To be done
Write out the opening lines of the data word for word, up to and including the line with "df = pd.concat(rows, ignore_index=True)", and leave every picture and every later line out.

-- Start Data segment --

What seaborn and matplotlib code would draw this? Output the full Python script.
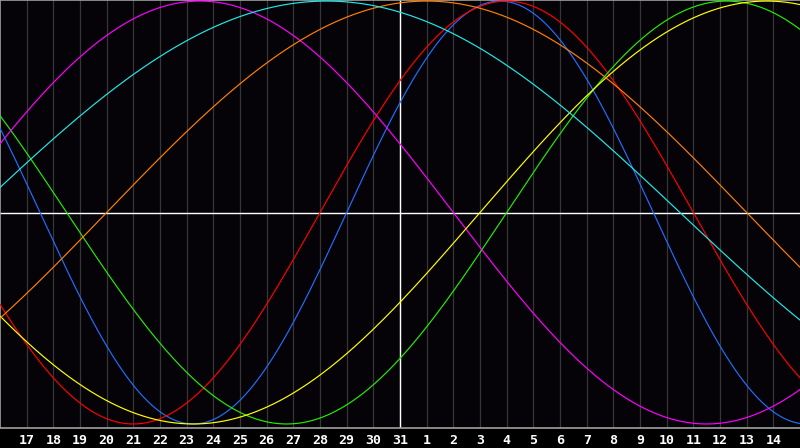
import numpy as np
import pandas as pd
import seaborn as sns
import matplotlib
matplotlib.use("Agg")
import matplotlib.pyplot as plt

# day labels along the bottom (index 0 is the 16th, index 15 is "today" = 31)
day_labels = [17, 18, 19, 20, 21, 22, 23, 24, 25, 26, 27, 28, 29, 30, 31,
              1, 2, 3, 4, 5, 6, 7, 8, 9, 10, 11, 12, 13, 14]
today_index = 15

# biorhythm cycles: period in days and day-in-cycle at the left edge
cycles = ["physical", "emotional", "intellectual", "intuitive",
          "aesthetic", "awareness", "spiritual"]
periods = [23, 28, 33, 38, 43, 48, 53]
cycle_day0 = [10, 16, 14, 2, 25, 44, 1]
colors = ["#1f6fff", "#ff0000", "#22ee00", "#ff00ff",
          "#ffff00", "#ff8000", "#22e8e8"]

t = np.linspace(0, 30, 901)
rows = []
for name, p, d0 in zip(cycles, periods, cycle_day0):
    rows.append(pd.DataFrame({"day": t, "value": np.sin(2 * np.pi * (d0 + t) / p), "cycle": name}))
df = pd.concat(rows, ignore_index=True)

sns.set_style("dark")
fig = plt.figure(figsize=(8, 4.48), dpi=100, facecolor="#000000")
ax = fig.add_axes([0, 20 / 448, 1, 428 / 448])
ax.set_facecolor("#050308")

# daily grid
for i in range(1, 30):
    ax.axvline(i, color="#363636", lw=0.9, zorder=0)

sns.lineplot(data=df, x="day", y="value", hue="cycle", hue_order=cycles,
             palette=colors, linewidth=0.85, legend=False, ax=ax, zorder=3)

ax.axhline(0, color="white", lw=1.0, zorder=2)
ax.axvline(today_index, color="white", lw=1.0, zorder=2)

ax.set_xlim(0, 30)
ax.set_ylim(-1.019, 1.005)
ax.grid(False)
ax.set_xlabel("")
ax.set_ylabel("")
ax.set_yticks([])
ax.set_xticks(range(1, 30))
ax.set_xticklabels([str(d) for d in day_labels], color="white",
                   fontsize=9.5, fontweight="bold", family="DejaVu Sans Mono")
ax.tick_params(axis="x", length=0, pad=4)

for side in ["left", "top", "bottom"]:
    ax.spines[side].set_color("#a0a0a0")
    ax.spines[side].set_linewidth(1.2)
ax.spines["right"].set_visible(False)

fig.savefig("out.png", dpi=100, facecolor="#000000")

-- End Data segment --

Written response
What seaborn and matplotlib code would draw this? Output the full Python script.
import numpy as np
import pandas as pd
import seaborn as sns
import matplotlib
matplotlib.use("Agg")
import matplotlib.pyplot as plt

# day labels along the bottom (index 0 is the 16th, index 15 is "today" = 31)
day_labels = [17, 18, 19, 20, 21, 22, 23, 24, 25, 26, 27, 28, 29, 30, 31,
              1, 2, 3, 4, 5, 6, 7, 8, 9, 10, 11, 12, 13, 14]
today_index = 15

# biorhythm cycles: period in days and day-in-cycle at the left edge
cycles = ["physical", "emotional", "intellectual", "intuitive",
          "aesthetic", "awareness", "spiritual"]
periods = [23, 28, 33, 38, 43, 48, 53]
cycle_day0 = [10, 16, 14, 2, 25, 44, 1]
colors = ["#1f6fff", "#ff0000", "#22ee00", "#ff00ff",
          "#ffff00", "#ff8000", "#22e8e8"]

t = np.linspace(0, 30, 901)
rows = []
for name, p, d0 in zip(cycles, periods, cycle_day0):
    rows.append(pd.DataFrame({"day": t, "value": np.sin(2 * np.pi * (d0 + t) / p), "cycle": name}))
df = pd.concat(rows, ignore_index=True)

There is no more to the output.